The obscure galaxias is found at a wide range of elevations from 0-600 m in the Murray River system in Victoria and southern New South Wales as well as south of the Great Dividing Range in western Victoria including all tributaries to the Wimmera River and several tributaries to the Murray River within the Mount Lofty Ranges in South Australia. The fish is also recorded from coastal drainages in western Victoria including the Corangamite Basin, the Hopkins River and extending through to Mosquito Creek within the Bool Lagoon catchment in South Australia. Additionally, the fish is found very close to the sea in the Merri River and the Darlot/Fitzroy River systems in western Victoria.

==Habitat==
Mainly inhabits lowland to foothill reaches of a diverse number of stream types including clear to turbid, medium to large 4-20 m wide rivers, smaller (0.5-4 m) gently to faster flowing creeks as well as anabranches, billabongs and occasionally wetlands. Juveniles are often found in shallow riffle zones around the edges of pools with adults in deeper pools 10-120 cm and more open areas. Usually found taking cover in heavy macrophytes or woody debris, but sometimes found in open water or near the surface. Can be very abundant in swamps.
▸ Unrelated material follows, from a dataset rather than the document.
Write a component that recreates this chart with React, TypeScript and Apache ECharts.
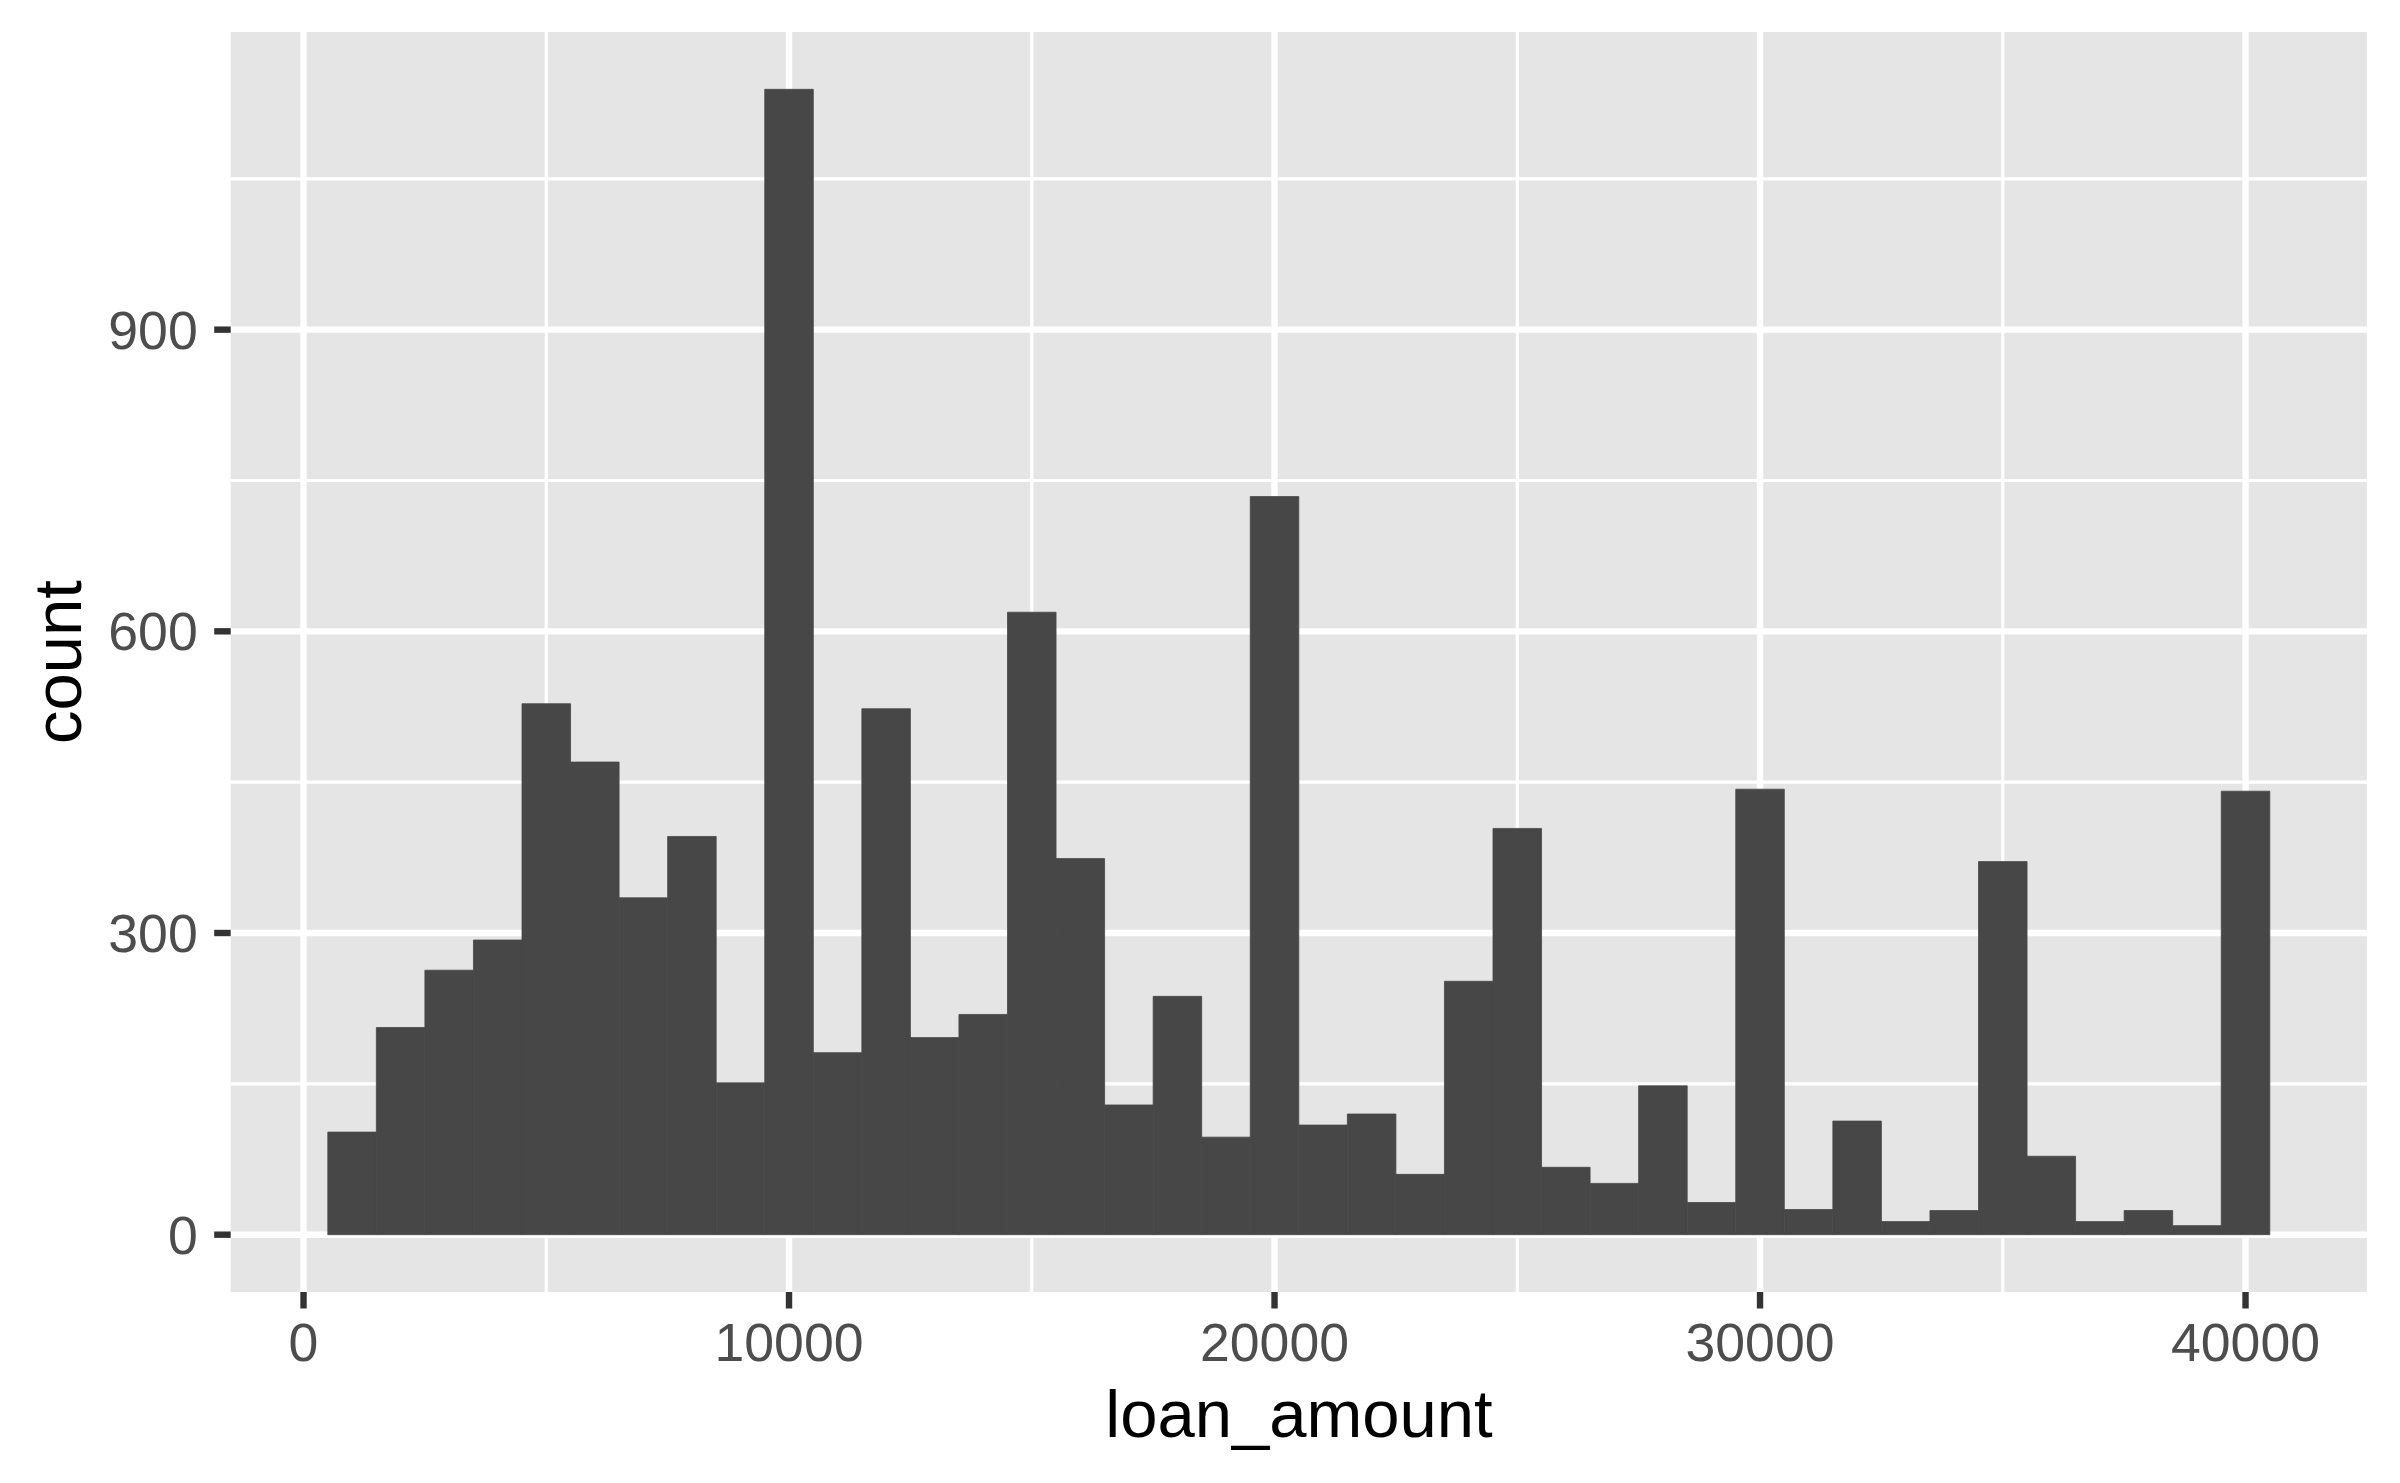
import React, { useEffect, useRef } from "react";
import * as echarts from "echarts";

// Histogram bins (centre of each 1000-wide bin) and counts
const binCenters = [
  1000, 2000, 3000, 4000, 5000, 6000, 7000, 8000, 9000, 10000,
  11000, 12000, 13000, 14000, 15000, 16000, 17000, 18000, 19000, 20000,
  21000, 22000, 23000, 24000, 25000, 26000, 27000, 28000, 29000, 30000,
  31000, 32000, 33000, 34000, 35000, 36000, 37000, 38000, 39000, 40000,
];
const counts = [
  102, 206, 263, 293, 528, 470, 335, 396, 151, 1139,
  181, 523, 196, 219, 619, 374, 129, 237, 97, 734,
  109, 120, 60, 252, 404, 67, 51, 148, 32, 443,
  25, 113, 13, 24, 371, 78, 13, 24, 9, 441,
];
const binWidth = 1000;

const xTicks = [0, 10000, 20000, 30000, 40000];
const xMinor = [5000, 15000, 25000, 35000];
const yTicks = [0, 300, 600, 900];
const yMinor = [150, 450, 750, 1050];

const xTitle = "loan_amount";
const yTitle = "count";

const FONT = '"Liberation Sans", Arial, Helvetica, sans-serif';
const MAJOR_W = 6.4;
const MINOR_W = 3.2;
const TICK_LEN = 16.5;
const TICK_COLOR = "#333333";

function hLines(values: number[], width: number, name: string) {
  return {
    type: "custom",
    name,
    z: 1,
    silent: true,
    data: values.map((v) => [v]),
    renderItem: (params: any, api: any) => {
      const v = api.value(0);
      const cs = params.coordSys;
      const y = api.coord([0, v])[1];
      return {
        type: "line",
        shape: { x1: cs.x, y1: y, x2: cs.x + cs.width, y2: y },
        style: { stroke: "#FFFFFF", lineWidth: width },
      };
    },
  };
}

function vLines(values: number[], width: number, name: string) {
  return {
    type: "custom",
    name,
    z: 1,
    silent: true,
    data: values.map((v) => [v]),
    renderItem: (params: any, api: any) => {
      const v = api.value(0);
      const cs = params.coordSys;
      const x = api.coord([v, 0])[0];
      return {
        type: "line",
        shape: { x1: x, y1: cs.y, x2: x, y2: cs.y + cs.height },
        style: { stroke: "#FFFFFF", lineWidth: width },
      };
    },
  };
}

function yTickMarks(values: number[]) {
  return {
    type: "custom",
    name: "yTicks",
    z: 3,
    silent: true,
    clip: false,
    data: values.map((v) => [v]),
    renderItem: (params: any, api: any) => {
      const v = api.value(0);
      const cs = params.coordSys;
      const y = api.coord([0, v])[1];
      return {
        type: "line",
        shape: { x1: cs.x - TICK_LEN, y1: y, x2: cs.x, y2: y },
        style: { stroke: TICK_COLOR, lineWidth: MAJOR_W },
      };
    },
  };
}

function xTickMarks(values: number[]) {
  return {
    type: "custom",
    name: "xTicks",
    z: 3,
    silent: true,
    clip: false,
    data: values.map((v) => [v]),
    renderItem: (params: any, api: any) => {
      const v = api.value(0);
      const cs = params.coordSys;
      const x = api.coord([v, 0])[0];
      const yb = cs.y + cs.height;
      return {
        type: "line",
        shape: { x1: x, y1: yb, x2: x, y2: yb + TICK_LEN },
        style: { stroke: TICK_COLOR, lineWidth: MAJOR_W },
      };
    },
  };
}

export default function App() {
  const ref = useRef<HTMLDivElement>(null);

  useEffect(() => {
    if (!ref.current) return;
    const chart = echarts.init(ref.current, undefined, { renderer: "svg" });
    const histData = binCenters.map((c, i) => [c, counts[i]]);

    chart.setOption({
      animation: false,
      backgroundColor: "#FFFFFF",
      grid: {
        left: 230.7,
        right: 33.1,
        top: 32,
        bottom: 191,
        show: true,
        backgroundColor: "#E5E5E5",
        borderWidth: 0,
        containLabel: false,
        outerBoundsMode: "none",
      },
      xAxis: {
        type: "value",
        min: -1500,
        max: 42500,
        axisLine: { show: false },
        splitLine: { show: false },
        axisTick: { show: false },
        axisLabel: {
          customValues: xTicks,
          formatter: (v: number) => String(v),
          color: "#4D4D4D",
          fontSize: 53.6,
          fontFamily: FONT,
          margin: 23,
        },
      },
      yAxis: {
        type: "value",
        min: -57,
        max: 1196,
        axisLine: { show: false },
        splitLine: { show: false },
        axisTick: { show: false },
        axisLabel: {
          customValues: yTicks,
          formatter: (v: number) => String(v),
          color: "#4D4D4D",
          fontSize: 53.6,
          fontFamily: FONT,
          margin: 33,
        },
      },
      series: [
        hLines(yMinor, MINOR_W, "yMinor"),
        vLines(xMinor, MINOR_W, "xMinor"),
        hLines(yTicks, MAJOR_W, "yMajor"),
        vLines(xTicks, MAJOR_W, "xMajor"),
        {
          type: "custom",
          name: "count",
          z: 2,
          data: histData,
          renderItem: (params: any, api: any) => {
            const c = api.value(0);
            const n = api.value(1);
            const p1 = api.coord([c - binWidth / 2, n]);
            const p2 = api.coord([c + binWidth / 2, 0]);
            return {
              type: "rect",
              shape: {
                x: p1[0],
                y: p1[1],
                width: p2[0] - p1[0],
                height: p2[1] - p1[1],
              },
              style: { fill: "#474747", stroke: "#474747", lineWidth: 0.8 },
            };
          },
        },
        yTickMarks(yTicks),
        xTickMarks(xTicks),
      ],
      graphic: [
        {
          type: "text",
          x: 1299,
          y: 1413.5,
          style: {
            text: xTitle,
            fill: "#000000",
            fontSize: 67,
            fontFamily: FONT,
            align: "center",
            verticalAlign: "middle",
            textAlign: "center",
            textVerticalAlign: "middle",
          },
        },
        {
          type: "text",
          x: 57,
          y: 662,
          rotation: Math.PI / 2,
          style: {
            text: yTitle,
            fill: "#000000",
            fontSize: 67,
            fontFamily: FONT,
            align: "center",
            verticalAlign: "middle",
            textAlign: "center",
            textVerticalAlign: "middle",
          },
        },
      ],
    });

    return () => {
      chart.dispose();
    };
  }, []);

  return (
    <div
      ref={ref}
      style={{
        position: "fixed",
        left: 0,
        top: 0,
        width: 2400,
        height: 1483,
        background: "#FFFFFF",
      }}
    />
  );
}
==Lifecycle/Reproduction==
The obscure galaxias lives its entire lifecycle in freshwater. It has high tolerance for water conditions being found in very turbid or highly saline pools or stagnant water with high amounts of organic material. Spawning generally occurs from late May to early July but sometimes as late as August. Eggs are quite small 0.9-1.0 mm and the females are relatively fecund for members of the species complex, for example one 105.6 mm female was recorded with 2057 eggs.

==Conservation==
It is listed as least concern under the IUCN Red List.

==Utility to humans==

Not an angling target due to small size.